Diego Luna gives his view on the depiction of crime on screens.
Image: Rachel Luna/Getty Images

Like Mzansi, Mexico has a high crime rate and a section of the population is worried that TV shows "glorifying it" are making the problem worse.

TV shows such as Yizo Yizo which was based on the life of gangsters and The Queen's drug trade storyline has cast the spotlight on illegal activities over the years. 

Netflix's Narcos: Mexico which tells the story of the Mexican drug cartel and the rise of notorious drug boss Miguel Ángel Félix Gallardo can be added to that list. 

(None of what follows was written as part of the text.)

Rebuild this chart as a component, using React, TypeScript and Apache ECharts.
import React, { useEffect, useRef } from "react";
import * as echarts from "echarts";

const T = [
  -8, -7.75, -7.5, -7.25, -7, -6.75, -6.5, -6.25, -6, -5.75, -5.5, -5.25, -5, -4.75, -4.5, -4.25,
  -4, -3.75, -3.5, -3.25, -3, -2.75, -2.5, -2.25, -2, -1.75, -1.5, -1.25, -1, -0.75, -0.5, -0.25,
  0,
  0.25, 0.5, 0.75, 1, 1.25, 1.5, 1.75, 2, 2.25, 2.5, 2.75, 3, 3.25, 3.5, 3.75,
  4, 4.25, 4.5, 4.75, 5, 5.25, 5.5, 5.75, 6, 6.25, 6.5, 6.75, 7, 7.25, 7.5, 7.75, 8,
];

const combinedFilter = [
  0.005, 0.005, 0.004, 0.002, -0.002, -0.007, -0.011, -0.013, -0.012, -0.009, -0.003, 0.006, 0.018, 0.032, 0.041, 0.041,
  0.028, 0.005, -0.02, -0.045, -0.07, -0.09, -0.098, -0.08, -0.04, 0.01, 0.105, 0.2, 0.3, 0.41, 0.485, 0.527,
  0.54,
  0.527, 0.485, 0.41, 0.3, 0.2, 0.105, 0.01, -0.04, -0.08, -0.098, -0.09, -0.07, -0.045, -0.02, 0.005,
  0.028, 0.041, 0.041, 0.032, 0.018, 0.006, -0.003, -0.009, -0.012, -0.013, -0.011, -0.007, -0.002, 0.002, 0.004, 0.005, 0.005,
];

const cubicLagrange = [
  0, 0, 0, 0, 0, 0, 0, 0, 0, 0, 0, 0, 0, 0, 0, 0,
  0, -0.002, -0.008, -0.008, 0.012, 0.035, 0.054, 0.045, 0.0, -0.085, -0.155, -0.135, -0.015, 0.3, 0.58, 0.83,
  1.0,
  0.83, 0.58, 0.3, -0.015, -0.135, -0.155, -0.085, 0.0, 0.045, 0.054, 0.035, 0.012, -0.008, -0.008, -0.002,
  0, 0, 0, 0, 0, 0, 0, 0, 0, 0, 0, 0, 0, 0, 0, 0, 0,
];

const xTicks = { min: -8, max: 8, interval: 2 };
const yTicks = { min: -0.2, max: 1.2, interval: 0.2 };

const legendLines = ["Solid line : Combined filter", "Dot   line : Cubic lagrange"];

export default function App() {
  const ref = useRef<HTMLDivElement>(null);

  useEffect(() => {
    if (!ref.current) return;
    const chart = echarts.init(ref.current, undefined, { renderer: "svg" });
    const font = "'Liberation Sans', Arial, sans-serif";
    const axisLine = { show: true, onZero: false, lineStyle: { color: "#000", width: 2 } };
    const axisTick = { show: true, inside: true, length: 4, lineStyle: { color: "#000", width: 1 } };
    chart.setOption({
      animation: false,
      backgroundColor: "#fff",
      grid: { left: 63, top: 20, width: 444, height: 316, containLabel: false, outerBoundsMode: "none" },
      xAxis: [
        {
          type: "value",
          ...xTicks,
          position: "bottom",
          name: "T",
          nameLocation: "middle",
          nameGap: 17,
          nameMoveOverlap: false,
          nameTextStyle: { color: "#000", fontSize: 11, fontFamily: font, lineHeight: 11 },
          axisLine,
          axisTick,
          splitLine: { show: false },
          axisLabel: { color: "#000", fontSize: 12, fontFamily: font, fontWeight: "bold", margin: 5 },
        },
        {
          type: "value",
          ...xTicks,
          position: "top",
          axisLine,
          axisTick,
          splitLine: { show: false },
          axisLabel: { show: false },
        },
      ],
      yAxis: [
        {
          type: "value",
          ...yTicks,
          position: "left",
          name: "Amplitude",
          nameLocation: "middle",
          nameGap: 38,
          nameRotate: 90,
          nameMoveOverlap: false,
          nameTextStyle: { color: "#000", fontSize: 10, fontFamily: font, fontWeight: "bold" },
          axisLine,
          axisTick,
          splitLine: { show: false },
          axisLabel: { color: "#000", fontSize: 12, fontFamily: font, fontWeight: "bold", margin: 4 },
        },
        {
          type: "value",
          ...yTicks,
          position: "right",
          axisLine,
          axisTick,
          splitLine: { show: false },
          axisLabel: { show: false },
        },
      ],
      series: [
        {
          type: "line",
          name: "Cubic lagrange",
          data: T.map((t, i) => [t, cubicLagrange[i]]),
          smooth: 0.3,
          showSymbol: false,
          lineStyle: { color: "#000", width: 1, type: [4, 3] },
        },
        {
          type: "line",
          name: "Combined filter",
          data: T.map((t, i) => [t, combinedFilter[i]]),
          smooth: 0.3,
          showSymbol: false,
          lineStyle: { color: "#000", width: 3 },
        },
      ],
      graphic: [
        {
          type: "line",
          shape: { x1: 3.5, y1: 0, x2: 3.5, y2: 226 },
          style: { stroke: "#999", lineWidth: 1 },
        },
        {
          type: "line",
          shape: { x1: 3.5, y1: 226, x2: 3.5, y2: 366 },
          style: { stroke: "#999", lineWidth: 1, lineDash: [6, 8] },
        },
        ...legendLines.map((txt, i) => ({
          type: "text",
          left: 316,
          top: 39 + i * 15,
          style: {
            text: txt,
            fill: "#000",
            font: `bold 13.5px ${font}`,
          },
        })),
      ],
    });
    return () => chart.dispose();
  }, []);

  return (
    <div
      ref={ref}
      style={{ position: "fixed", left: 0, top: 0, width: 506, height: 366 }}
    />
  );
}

While audiences will no doubt fall in and out of love with Miguel during the course of the show, the actor who brought him to life, Diego Luna says he does not believe the series glorifies crime or the drug trade.

"If you watch the series completely, you realise how dark it gets. Certainly there have been projects that glorify drug dealing but as audiences we are always looking for the twisted and dark. The characters that cross the lines you and I are not willing to cross. You cannot blame Narcos for that. That is Shakespeare. That is mafia films. That is westerns."

Diego said that shady characters did not turn people to crime.

"The dark and twisted has always been where our interests lie. I think it can be dangerous if done wrong, like if you structure it as if these figures are the heroes of the story but Narcos is done so well. It shows the complications."

He said that it was hopelessness and poverty that pushed people to crime, not TV series depictions.

"You have to ask why people are joining these organisations or fleeing over the border for a better life. They do these things because they are born in places where there is no other choice. Where they are just surviving. That absence of equality and justice."

It is this complication that fascinated Miguel, which he tried to bring through in his portrayal of Miguel.

"I wanted to recreate what Mexico was like back then remember it a little bit because I was a kid. I was like 10 years old when they caught him but the Mexico I remember was the Mexico I remember as a kid. I wanted to create a Mexico that was hidden from me."